● REQUEST: Retype word for word the first line of the listing and each line after it up to the line with "linewidth=3.5, legend=False, sort=False, ax=ax)", with the pictures taken out.

● DATA SECTION:
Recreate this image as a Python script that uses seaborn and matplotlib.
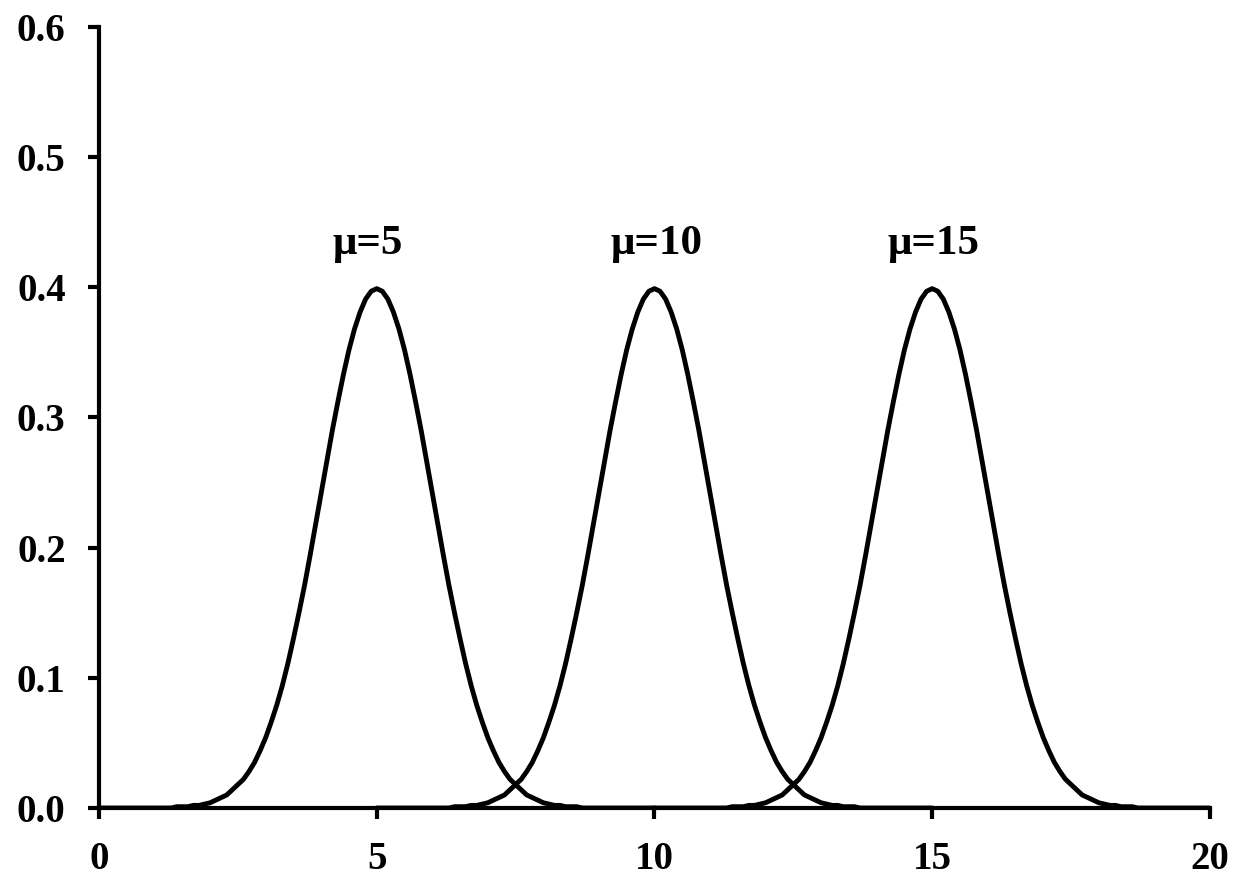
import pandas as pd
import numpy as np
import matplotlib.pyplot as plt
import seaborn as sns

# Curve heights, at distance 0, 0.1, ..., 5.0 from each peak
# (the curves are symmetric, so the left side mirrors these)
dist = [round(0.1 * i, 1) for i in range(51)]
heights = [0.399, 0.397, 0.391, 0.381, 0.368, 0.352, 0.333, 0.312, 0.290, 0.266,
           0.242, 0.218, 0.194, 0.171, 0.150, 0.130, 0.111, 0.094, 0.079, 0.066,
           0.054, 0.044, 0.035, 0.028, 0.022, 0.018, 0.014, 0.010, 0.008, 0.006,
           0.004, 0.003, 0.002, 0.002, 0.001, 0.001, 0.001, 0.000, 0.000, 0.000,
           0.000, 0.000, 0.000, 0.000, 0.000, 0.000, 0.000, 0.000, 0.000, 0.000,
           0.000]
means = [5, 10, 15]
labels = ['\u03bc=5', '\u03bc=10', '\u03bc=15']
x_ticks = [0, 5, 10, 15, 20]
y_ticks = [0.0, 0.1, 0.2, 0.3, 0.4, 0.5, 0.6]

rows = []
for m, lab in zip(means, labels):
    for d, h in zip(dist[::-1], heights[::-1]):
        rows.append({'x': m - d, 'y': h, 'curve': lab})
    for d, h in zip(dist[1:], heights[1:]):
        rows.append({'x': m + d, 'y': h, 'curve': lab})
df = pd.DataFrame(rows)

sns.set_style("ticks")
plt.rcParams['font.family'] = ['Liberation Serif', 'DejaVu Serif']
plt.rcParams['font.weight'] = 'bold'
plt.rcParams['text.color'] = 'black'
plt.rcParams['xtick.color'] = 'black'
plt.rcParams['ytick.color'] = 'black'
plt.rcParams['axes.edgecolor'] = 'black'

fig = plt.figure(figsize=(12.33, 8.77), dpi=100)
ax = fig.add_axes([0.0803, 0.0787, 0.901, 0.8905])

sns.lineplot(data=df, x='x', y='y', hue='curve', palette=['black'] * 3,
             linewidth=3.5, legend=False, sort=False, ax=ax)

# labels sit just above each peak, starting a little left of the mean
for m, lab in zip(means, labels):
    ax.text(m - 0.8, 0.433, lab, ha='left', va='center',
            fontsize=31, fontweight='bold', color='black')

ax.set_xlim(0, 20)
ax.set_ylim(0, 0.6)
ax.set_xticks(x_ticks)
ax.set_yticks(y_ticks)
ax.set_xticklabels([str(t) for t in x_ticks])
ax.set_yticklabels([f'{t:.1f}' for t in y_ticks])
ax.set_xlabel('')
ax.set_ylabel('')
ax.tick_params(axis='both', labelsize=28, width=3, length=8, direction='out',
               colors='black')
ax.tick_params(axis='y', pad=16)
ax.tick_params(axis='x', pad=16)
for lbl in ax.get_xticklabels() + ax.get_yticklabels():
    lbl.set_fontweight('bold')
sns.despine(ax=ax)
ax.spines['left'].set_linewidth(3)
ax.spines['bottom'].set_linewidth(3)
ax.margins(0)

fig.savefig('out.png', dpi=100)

● RESULT OF THIS TASK:
Recreate this image as a Python script that uses seaborn and matplotlib.
import pandas as pd
import numpy as np
import matplotlib.pyplot as plt
import seaborn as sns

# Curve heights, at distance 0, 0.1, ..., 5.0 from each peak
# (the curves are symmetric, so the left side mirrors these)
dist = [round(0.1 * i, 1) for i in range(51)]
heights = [0.399, 0.397, 0.391, 0.381, 0.368, 0.352, 0.333, 0.312, 0.290, 0.266,
           0.242, 0.218, 0.194, 0.171, 0.150, 0.130, 0.111, 0.094, 0.079, 0.066,
           0.054, 0.044, 0.035, 0.028, 0.022, 0.018, 0.014, 0.010, 0.008, 0.006,
           0.004, 0.003, 0.002, 0.002, 0.001, 0.001, 0.001, 0.000, 0.000, 0.000,
           0.000, 0.000, 0.000, 0.000, 0.000, 0.000, 0.000, 0.000, 0.000, 0.000,
           0.000]
means = [5, 10, 15]
labels = ['\u03bc=5', '\u03bc=10', '\u03bc=15']
x_ticks = [0, 5, 10, 15, 20]
y_ticks = [0.0, 0.1, 0.2, 0.3, 0.4, 0.5, 0.6]

rows = []
for m, lab in zip(means, labels):
    for d, h in zip(dist[::-1], heights[::-1]):
        rows.append({'x': m - d, 'y': h, 'curve': lab})
    for d, h in zip(dist[1:], heights[1:]):
        rows.append({'x': m + d, 'y': h, 'curve': lab})
df = pd.DataFrame(rows)

sns.set_style("ticks")
plt.rcParams['font.family'] = ['Liberation Serif', 'DejaVu Serif']
plt.rcParams['font.weight'] = 'bold'
plt.rcParams['text.color'] = 'black'
plt.rcParams['xtick.color'] = 'black'
plt.rcParams['ytick.color'] = 'black'
plt.rcParams['axes.edgecolor'] = 'black'

fig = plt.figure(figsize=(12.33, 8.77), dpi=100)
ax = fig.add_axes([0.0803, 0.0787, 0.901, 0.8905])

sns.lineplot(data=df, x='x', y='y', hue='curve', palette=['black'] * 3,
             linewidth=3.5, legend=False, sort=False, ax=ax)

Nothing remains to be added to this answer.